> THE REQUEST
Leave out the pictures and retype only the lines from the opening line to the line that holds "ax2 = ax.twinx()", both ends included.

**** DATA LINES ****

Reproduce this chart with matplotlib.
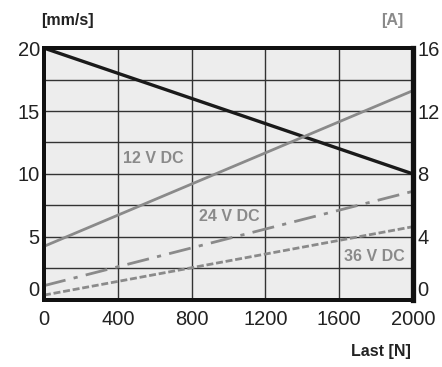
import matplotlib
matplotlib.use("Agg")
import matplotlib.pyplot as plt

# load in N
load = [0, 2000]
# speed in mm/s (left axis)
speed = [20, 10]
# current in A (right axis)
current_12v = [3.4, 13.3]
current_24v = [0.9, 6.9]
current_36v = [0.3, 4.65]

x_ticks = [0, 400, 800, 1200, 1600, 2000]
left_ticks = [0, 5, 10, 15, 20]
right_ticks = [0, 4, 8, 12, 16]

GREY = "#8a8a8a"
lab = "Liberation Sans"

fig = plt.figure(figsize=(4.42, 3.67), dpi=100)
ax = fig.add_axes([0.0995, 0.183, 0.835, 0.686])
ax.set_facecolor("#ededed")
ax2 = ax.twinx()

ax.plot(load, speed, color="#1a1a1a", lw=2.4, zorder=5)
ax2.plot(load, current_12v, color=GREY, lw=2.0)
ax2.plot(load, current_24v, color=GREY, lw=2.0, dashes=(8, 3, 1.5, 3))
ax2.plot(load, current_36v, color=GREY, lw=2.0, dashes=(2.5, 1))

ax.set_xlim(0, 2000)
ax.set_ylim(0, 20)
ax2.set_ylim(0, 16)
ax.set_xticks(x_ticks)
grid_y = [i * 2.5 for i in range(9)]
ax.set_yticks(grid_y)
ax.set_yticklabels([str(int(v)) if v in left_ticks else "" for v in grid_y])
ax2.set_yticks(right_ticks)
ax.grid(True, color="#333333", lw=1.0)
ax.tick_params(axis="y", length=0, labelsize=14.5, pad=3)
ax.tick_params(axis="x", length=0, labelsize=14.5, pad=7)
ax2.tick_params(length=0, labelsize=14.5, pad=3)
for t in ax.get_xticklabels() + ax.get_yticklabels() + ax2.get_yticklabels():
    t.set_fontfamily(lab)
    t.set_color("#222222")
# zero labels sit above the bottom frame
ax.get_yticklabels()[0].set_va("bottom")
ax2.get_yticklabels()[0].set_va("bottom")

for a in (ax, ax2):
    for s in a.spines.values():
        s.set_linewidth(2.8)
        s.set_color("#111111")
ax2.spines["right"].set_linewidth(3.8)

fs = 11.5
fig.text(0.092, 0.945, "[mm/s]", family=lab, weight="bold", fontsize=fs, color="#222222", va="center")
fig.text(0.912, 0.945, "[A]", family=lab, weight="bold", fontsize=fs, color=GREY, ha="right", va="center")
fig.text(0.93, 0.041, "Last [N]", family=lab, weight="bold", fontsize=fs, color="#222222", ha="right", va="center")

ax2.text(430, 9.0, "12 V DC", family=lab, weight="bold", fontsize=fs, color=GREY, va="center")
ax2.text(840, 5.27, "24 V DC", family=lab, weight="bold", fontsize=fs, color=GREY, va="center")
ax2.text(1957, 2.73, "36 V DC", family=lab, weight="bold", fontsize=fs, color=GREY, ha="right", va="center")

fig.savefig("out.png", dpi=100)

****

> TASK ANSWER
Reproduce this chart with matplotlib.
import matplotlib
matplotlib.use("Agg")
import matplotlib.pyplot as plt

# load in N
load = [0, 2000]
# speed in mm/s (left axis)
speed = [20, 10]
# current in A (right axis)
current_12v = [3.4, 13.3]
current_24v = [0.9, 6.9]
current_36v = [0.3, 4.65]

x_ticks = [0, 400, 800, 1200, 1600, 2000]
left_ticks = [0, 5, 10, 15, 20]
right_ticks = [0, 4, 8, 12, 16]

GREY = "#8a8a8a"
lab = "Liberation Sans"

fig = plt.figure(figsize=(4.42, 3.67), dpi=100)
ax = fig.add_axes([0.0995, 0.183, 0.835, 0.686])
ax.set_facecolor("#ededed")
ax2 = ax.twinx()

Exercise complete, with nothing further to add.